SERB Women Excellence Awardee’s work has potential to discover resistance-free membrane-centric drugs for infectious diseases
Dr.Shobhna Kapoor, Assistant Professor at IIT Bombay who’s study of roles played by lipids in infectious diseases at molecular level and inventorying the pathogenic lipid-induced effects in host cell membrane properties, has tremendous potential to discover and design resistance-free membrane-centric drugs/drug targets for infectious diseases has received the SERB Women Excellence Award for 2021. Lipids are molecules that contain hydrocarbons and make up the building blocks of the structure and function of living cells.
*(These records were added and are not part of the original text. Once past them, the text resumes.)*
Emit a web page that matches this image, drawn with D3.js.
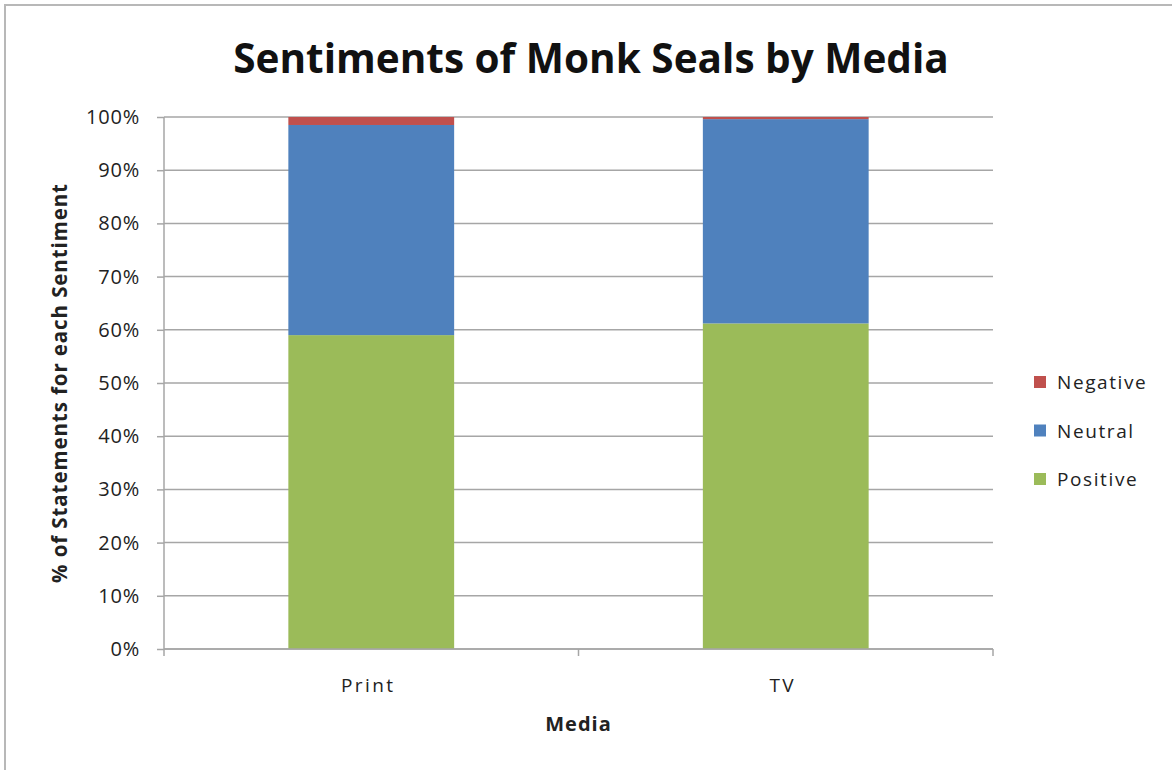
<!DOCTYPE html>
<html>
<head>
<meta charset="utf-8">
<script src="https://cdn.jsdelivr.net/npm/d3@7"></script>
<style>
  body { margin: 0; background: #fff; }
  svg { display: block; font-family: "Open Sans", "DejaVu Sans", sans-serif; }
</style>
</head>
<body>
<script>
// data (shares of statements, in %)
const media = ['Print', 'TV'];
const sentiments = ['Positive', 'Neutral', 'Negative'];
const positive = [59.0, 61.2];
const neutral = [39.5, 38.4];
const negative = [1.5, 0.4];
const yTicks = [0, 10, 20, 30, 40, 50, 60, 70, 80, 90, 100];
const legendOrder = ['Negative', 'Neutral', 'Positive'];

const colors = { Positive: '#9bbb59', Neutral: '#4f81bd', Negative: '#c0504d' };

const width = 1172, height = 770;
const margin = { left: 164, right: 179, top: 117, bottom: 121 };

const svg = d3.select('body').append('svg')
  .attr('width', width)
  .attr('height', height);

// outer chart border (runs off right/bottom of the shot)
svg.append('rect')
  .attr('x', 5).attr('y', 5)
  .attr('width', width + 20).attr('height', height + 20)
  .attr('fill', '#fff')
  .attr('stroke', '#b8b8b8')
  .attr('stroke-width', 2);

const plotW = width - margin.left - margin.right;
const plotH = height - margin.top - margin.bottom;

const g = svg.append('g')
  .attr('transform', `translate(${margin.left}, ${margin.top})`);

const x = d3.scaleBand()
  .domain(media)
  .range([0, plotW])
  .paddingInner(0.6)
  .paddingOuter(0.3);

const y = d3.scaleLinear()
  .domain([0, 100])
  .range([plotH, 0]);

const rows = media.map((m, i) => ({
  media: m, Positive: positive[i], Neutral: neutral[i], Negative: negative[i]
}));
const stack = d3.stack().keys(sentiments)(rows);

// gridlines
g.append('g')
  .selectAll('line')
  .data(yTicks)
  .enter()
  .append('line')
    .attr('x1', 0).attr('x2', plotW)
    .attr('y1', d => y(d)).attr('y2', d => y(d))
    .attr('stroke', '#a6a6a6')
    .attr('stroke-width', 1.5);

// bars
g.selectAll('g.layer')
  .data(stack)
  .enter()
  .append('g')
    .attr('class', 'layer')
    .attr('fill', d => colors[d.key])
  .selectAll('rect')
  .data(d => d)
  .enter()
  .append('rect')
    .attr('x', d => x(d.data.media))
    .attr('y', d => y(d[1]))
    .attr('width', x.bandwidth())
    .attr('height', d => y(d[0]) - y(d[1]));

// y axis
const yaxis = g.append('g')
  .call(d3.axisLeft(y).tickValues(yTicks).tickSize(7).tickFormat(d => d + '%'));
yaxis.selectAll('path, line').attr('stroke', '#a6a6a6').attr('stroke-width', 1.5);
yaxis.select('.domain').attr('d', `M0,${plotH}V0`);
yaxis.selectAll('text')
  .attr('font-size', 20)
  .attr('letter-spacing', 0.8)
  .attr('fill', '#222')
  .attr('x', -24)
  .attr('font-family', '"Open Sans", sans-serif');

// x axis: ticks sit between categories, like a category axis
const xaxis = g.append('g')
  .attr('transform', `translate(0, ${plotH})`);
xaxis.append('line')
  .attr('x1', 0).attr('x2', plotW)
  .attr('stroke', '#a6a6a6').attr('stroke-width', 1.5);
const bounds = [0, plotW / 2, plotW];
xaxis.selectAll('line.tick')
  .data(bounds)
  .enter()
  .append('line')
    .attr('class', 'tick')
    .attr('x1', d => d).attr('x2', d => d)
    .attr('y1', 0).attr('y2', 7)
    .attr('stroke', '#a6a6a6').attr('stroke-width', 1.5);
xaxis.selectAll('text')
  .data(media)
  .enter()
  .append('text')
    .attr('x', d => x(d) + x.bandwidth() / 2 - 3)
    .attr('y', 43)
    .attr('text-anchor', 'middle')
    .attr('font-size', 19)
    .attr('letter-spacing', 2.4)
    .attr('fill', '#222')
    .text(d => d);

// title + axis titles
svg.append('text')
  .attr('x', 591).attr('y', 73)
  .attr('text-anchor', 'middle')
  .attr('font-size', 40.5)
  .attr('font-weight', 'bold')
  .attr('fill', '#111')
  .text('Sentiments of Monk Seals by Media');

svg.append('text')
  .attr('x', margin.left + plotW / 2).attr('y', 731)
  .attr('text-anchor', 'middle')
  .attr('font-size', 20)
  .attr('letter-spacing', 1)
  .attr('font-weight', 'bold')
  .attr('fill', '#222')
  .text('Media');

svg.append('text')
  .attr('transform', `translate(67, ${margin.top + plotH / 2}) rotate(-90)`)
  .attr('text-anchor', 'middle')
  .attr('font-size', 20.5)
  .attr('letter-spacing', 0.9)
  .attr('font-weight', 'bold')
  .attr('fill', '#222')
  .text('% of Statements for each Sentiment');

// legend
const legend = svg.append('g')
  .attr('transform', 'translate(1034, 382)');
const item = legend.selectAll('g')
  .data(legendOrder)
  .enter()
  .append('g')
    .attr('transform', (d, i) => `translate(0, ${i * 48.5})`);
item.append('rect')
  .attr('x', 0).attr('y', -6)
  .attr('width', 12).attr('height', 12)
  .attr('fill', d => colors[d]);
item.append('text')
  .attr('x', 23).attr('y', 7)
  .attr('font-size', 19)
  .attr('letter-spacing', 1.6)
  .attr('fill', '#222')
  .text(d => d);
</script>
</body>
</html>
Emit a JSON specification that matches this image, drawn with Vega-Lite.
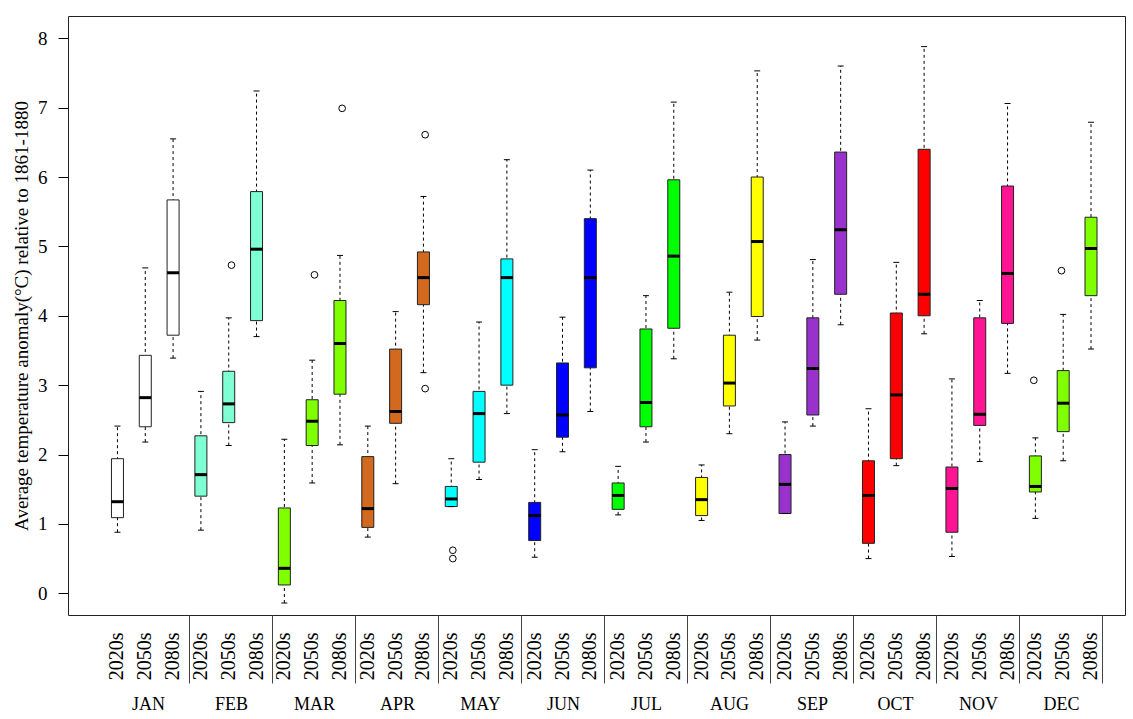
{
  "$schema": "https://vega.github.io/schema/vega-lite/v6.json",
  "width": 1057,
  "height": 599,
  "autosize": {"type": "none"},
  "padding": {"left": 68, "top": 16, "right": 8, "bottom": 104},
  "background": "white",
  "config": {
    "view": {"stroke": "#222", "strokeWidth": 1},
    "font": "Liberation Serif"
  },
  "datasets": {
    "boxes": [
      {"box": "JAN 2020s", "month": "JAN", "low": 0.88, "q1": 1.09, "med": 1.32, "q3": 1.94, "high": 2.41},
      {"box": "JAN 2050s", "month": "JAN", "low": 2.18, "q1": 2.40, "med": 2.82, "q3": 3.43, "high": 4.69},
      {"box": "JAN 2080s", "month": "JAN", "low": 3.39, "q1": 3.72, "med": 4.62, "q3": 5.67, "high": 6.55},
      {"box": "FEB 2020s", "month": "FEB", "low": 0.91, "q1": 1.40, "med": 1.71, "q3": 2.27, "high": 2.91},
      {"box": "FEB 2050s", "month": "FEB", "low": 2.13, "q1": 2.46, "med": 2.73, "q3": 3.20, "high": 3.97},
      {"box": "FEB 2080s", "month": "FEB", "low": 3.70, "q1": 3.93, "med": 4.96, "q3": 5.79, "high": 7.24},
      {"box": "MAR 2020s", "month": "MAR", "low": -0.14, "q1": 0.12, "med": 0.36, "q3": 1.23, "high": 2.22},
      {"box": "MAR 2050s", "month": "MAR", "low": 1.59, "q1": 2.13, "med": 2.48, "q3": 2.79, "high": 3.36},
      {"box": "MAR 2080s", "month": "MAR", "low": 2.14, "q1": 2.87, "med": 3.60, "q3": 4.22, "high": 4.87},
      {"box": "APR 2020s", "month": "APR", "low": 0.81, "q1": 0.95, "med": 1.22, "q3": 1.97, "high": 2.41},
      {"box": "APR 2050s", "month": "APR", "low": 1.58, "q1": 2.45, "med": 2.62, "q3": 3.52, "high": 4.06},
      {"box": "APR 2080s", "month": "APR", "low": 3.18, "q1": 4.16, "med": 4.55, "q3": 4.92, "high": 5.72},
      {"box": "MAY 2020s", "month": "MAY", "low": 1.25, "q1": 1.25, "med": 1.36, "q3": 1.54, "high": 1.94},
      {"box": "MAY 2050s", "month": "MAY", "low": 1.64, "q1": 1.89, "med": 2.59, "q3": 2.91, "high": 3.91},
      {"box": "MAY 2080s", "month": "MAY", "low": 2.59, "q1": 3.00, "med": 4.55, "q3": 4.82, "high": 6.25},
      {"box": "JUN 2020s", "month": "JUN", "low": 0.52, "q1": 0.76, "med": 1.12, "q3": 1.31, "high": 2.07},
      {"box": "JUN 2050s", "month": "JUN", "low": 2.04, "q1": 2.25, "med": 2.57, "q3": 3.32, "high": 3.98},
      {"box": "JUN 2080s", "month": "JUN", "low": 2.62, "q1": 3.25, "med": 4.55, "q3": 5.40, "high": 6.10},
      {"box": "JUL 2020s", "month": "JUL", "low": 1.13, "q1": 1.21, "med": 1.41, "q3": 1.59, "high": 1.83},
      {"box": "JUL 2050s", "month": "JUL", "low": 2.18, "q1": 2.40, "med": 2.75, "q3": 3.81, "high": 4.29},
      {"box": "JUL 2080s", "month": "JUL", "low": 3.38, "q1": 3.82, "med": 4.86, "q3": 5.96, "high": 7.08},
      {"box": "AUG 2020s", "month": "AUG", "low": 1.05, "q1": 1.12, "med": 1.35, "q3": 1.67, "high": 1.85},
      {"box": "AUG 2050s", "month": "AUG", "low": 2.30, "q1": 2.70, "med": 3.03, "q3": 3.72, "high": 4.34},
      {"box": "AUG 2080s", "month": "AUG", "low": 3.65, "q1": 3.99, "med": 5.07, "q3": 6.00, "high": 7.53},
      {"box": "SEP 2020s", "month": "SEP", "low": 1.15, "q1": 1.15, "med": 1.57, "q3": 2.00, "high": 2.47},
      {"box": "SEP 2050s", "month": "SEP", "low": 2.41, "q1": 2.57, "med": 3.24, "q3": 3.97, "high": 4.81},
      {"box": "SEP 2080s", "month": "SEP", "low": 3.87, "q1": 4.31, "med": 5.24, "q3": 6.36, "high": 7.60},
      {"box": "OCT 2020s", "month": "OCT", "low": 0.50, "q1": 0.72, "med": 1.41, "q3": 1.91, "high": 2.66},
      {"box": "OCT 2050s", "month": "OCT", "low": 1.84, "q1": 1.94, "med": 2.86, "q3": 4.04, "high": 4.77},
      {"box": "OCT 2080s", "month": "OCT", "low": 3.74, "q1": 4.00, "med": 4.31, "q3": 6.40, "high": 7.88},
      {"box": "NOV 2020s", "month": "NOV", "low": 0.53, "q1": 0.88, "med": 1.51, "q3": 1.82, "high": 3.09},
      {"box": "NOV 2050s", "month": "NOV", "low": 1.90, "q1": 2.42, "med": 2.58, "q3": 3.97, "high": 4.22},
      {"box": "NOV 2080s", "month": "NOV", "low": 3.17, "q1": 3.89, "med": 4.61, "q3": 5.87, "high": 7.06},
      {"box": "DEC 2020s", "month": "DEC", "low": 1.08, "q1": 1.46, "med": 1.54, "q3": 1.98, "high": 2.24},
      {"box": "DEC 2050s", "month": "DEC", "low": 1.91, "q1": 2.33, "med": 2.74, "q3": 3.21, "high": 4.02},
      {"box": "DEC 2080s", "month": "DEC", "low": 3.52, "q1": 4.29, "med": 4.97, "q3": 5.42, "high": 6.79}
    ],
    "outliers": [
      {"month": "FEB", "decade": "2050s", "value": 4.73},
      {"month": "MAR", "decade": "2050s", "value": 4.59},
      {"month": "MAR", "decade": "2080s", "value": 6.99},
      {"month": "APR", "decade": "2080s", "value": 6.61},
      {"month": "APR", "decade": "2080s", "value": 2.95},
      {"month": "MAY", "decade": "2020s", "value": 0.62},
      {"month": "MAY", "decade": "2020s", "value": 0.50},
      {"month": "DEC", "decade": "2020s", "value": 3.07},
      {"month": "DEC", "decade": "2050s", "value": 4.65}
    ]
  },
  "layer": [
    {
      "data": {"name": "boxes"},
      "encoding": {
        "x": {
          "field": "box", "type": "nominal", "sort": null,
          "scale": {"type": "band", "paddingInner": 0, "paddingOuter": 1.1023, "align": 0.639},
          "axis": {
            "orient": "bottom", "title": null, "ticks": false, "tickSize": 0, "domain": false, "grid": false,
            "labelAngle": -90, "labelAlign": "right", "labelBaseline": "middle", "labelPadding": 17,
            "labelExpr": "slice(datum.label, 4)", "labelFont": "Liberation Serif", "labelFontSize": 20,
            "labelColor": "black", "labelOverlap": false
          }
        }
      },
      "layer": [
        {
          "mark": {"type": "rule", "color": "black", "strokeWidth": 1, "strokeDash": [3, 3]},
          "encoding": {
            "y": {
              "field": "low", "type": "quantitative",
              "scale": {"domain": [-0.313, 8.321], "nice": false, "zero": false},
              "title": "Average temperature anomaly(°C) relative to 1861-1880",
              "axis": {
                "orient": "left", "values": [0, 1, 2, 3, 4, 5, 6, 7, 8], "format": "d", "grid": false, "domain": false,
                "tickSize": 10, "tickColor": "black", "labelPadding": 11,
                "labelFont": "Liberation Serif", "labelFontSize": 19, "labelColor": "black",
                "titleFont": "Liberation Serif", "titleFontSize": 19, "titleFontWeight": "normal",
                "titleColor": "black", "titleX": -41, "titleBaseline": "alphabetic"
              }
            },
            "y2": {"field": "high"}
          }
        },
        {
          "mark": {"type": "bar", "width": 12, "stroke": "#222", "strokeWidth": 1, "opacity": 1},
          "encoding": {
            "y": {"field": "q1", "type": "quantitative", "scale": {"domain": [-0.313, 8.321], "nice": false, "zero": false}, "title": "Average temperature anomaly(°C) relative to 1861-1880"},
            "y2": {"field": "q3"},
            "fill": {
              "field": "month", "type": "nominal", "legend": null,
              "scale": {
                "domain": ["JAN", "FEB", "MAR", "APR", "MAY", "JUN", "JUL", "AUG", "SEP", "OCT", "NOV", "DEC"],
                "range": ["#FFFFFF", "#7FFFD4", "#7FFF00", "#D2691E", "#00FFFF", "#0000FF", "#00FF00", "#FFFF00", "#9932CC", "#FF0000", "#FF1493", "#7FFF00"]
              }
            }
          }
        },
        {
          "mark": {"type": "tick", "color": "black", "size": 12, "thickness": 3, "opacity": 1},
          "encoding": {
            "y": {"field": "med", "type": "quantitative", "scale": {"domain": [-0.313, 8.321], "nice": false, "zero": false}, "title": "Average temperature anomaly(°C) relative to 1861-1880"}
          }
        },
        {
          "mark": {"type": "tick", "color": "black", "size": 6, "thickness": 1, "opacity": 1},
          "encoding": {
            "y": {"field": "low", "type": "quantitative", "scale": {"domain": [-0.313, 8.321], "nice": false, "zero": false}, "title": "Average temperature anomaly(°C) relative to 1861-1880"}
          }
        },
        {
          "mark": {"type": "tick", "color": "black", "size": 6, "thickness": 1, "opacity": 1},
          "encoding": {
            "y": {"field": "high", "type": "quantitative", "scale": {"domain": [-0.313, 8.321], "nice": false, "zero": false}, "title": "Average temperature anomaly(°C) relative to 1861-1880"}
          }
        }
      ]
    },
    {
      "data": {"name": "outliers"},
      "mark": {"type": "point", "shape": "circle", "filled": false, "size": 45, "stroke": "black", "strokeWidth": 1, "opacity": 1},
      "encoding": {
        "x": {
          "field": "month", "type": "nominal",
          "scale": {
            "type": "band",
            "domain": ["JAN", "FEB", "MAR", "APR", "MAY", "JUN", "JUL", "AUG", "SEP", "OCT", "NOV", "DEC"],
            "paddingInner": 0, "paddingOuter": 0.3675, "align": 0.639
          },
          "axis": {
            "orient": "bottom", "title": null, "domain": false, "grid": false,
            "bandPosition": 1, "tickExtra": false, "tickSize": 68, "tickColor": "#444", "tickWidth": 1,
            "labelPadding": 12, "labelAngle": 0, "labelBaseline": "top",
            "labelFont": "Liberation Serif", "labelFontSize": 18, "labelColor": "black", "labelOverlap": false
          }
        },
        "xOffset": {
          "field": "decade", "type": "nominal",
          "scale": {"type": "point", "domain": ["2020s", "2050s", "2080s"], "padding": 0.5}
        },
        "y": {"field": "value", "type": "quantitative", "scale": {"domain": [-0.313, 8.321], "nice": false, "zero": false}, "title": "Average temperature anomaly(°C) relative to 1861-1880"}
      }
    }
  ],
  "resolve": {"scale": {"x": "independent"}, "axis": {"x": "independent"}}
}
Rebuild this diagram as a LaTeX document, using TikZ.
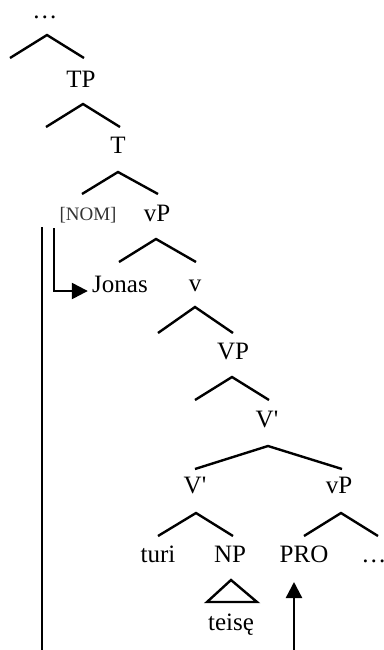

Examples of lipids include fats, oils, waxes, certain vitamins (such as A, D, E and K), hormones and most of the cell membrane that is not made up of protein.
The award instituted by Science and Engineering Research Board (SERB), Department of Science and Technology (DST), recognises and rewards outstanding research achievements of young women scientists in frontier areas of Science and Engineering.
Dr.Shobhna Kapoor’s work at the interface of physical and life sciences inspires the development of lipid chemical tools for probing fundamental problems in biology by leveraging the physical chemistry modules that dictate membrane structure and function.
Pathogens, including Mycobacterium Tuberculosis that causes Tuberculosis, and SARs-COV-2 that causes COVID-19, have evolved to use their lipids to modify processes in the host cell during infection as well to mitigate action of drugs. These observations bring biomembranes to the forefront for developing novel anti-infective strategies that rely on affecting membrane structure and function, which has rarely been investigated. This is the major focus of Dr. Shobhna’s research.
The recent SARS-CoV-2 pandemic has created a massive push to develop effective anti-infective therapies against this and future viral and bacterial pandemics. An exciting paradigm for broad-spectrum, anti-infective intervention relies on targeting the lipid membrane, which is currently being pursued in her group.
Using structurally diverse pathogenic lipids from mycobacterium tuberculosis (Mtb) as chemical biology tools, her group has investigated the correlation between host lipid membrane structural modification and modulation of membrane-associated signaling.Their work has substantiated the host cell membrane insertion and modification of cellular immune processes as a previously unknown mode of action of virulent Mtb lipids, wherein Mtb can fine-tune its interaction with the host governed by the nature of its exposed lipids. Their output provides avenues for developing lipid-centric therapeutic approaches against mycobacteria and other infectious agents, which up till now remained unexplored. In future, Dr. Shobhna seeks to validate the viral and bacterial membrane as novel drug targets and screening platforms for drug action.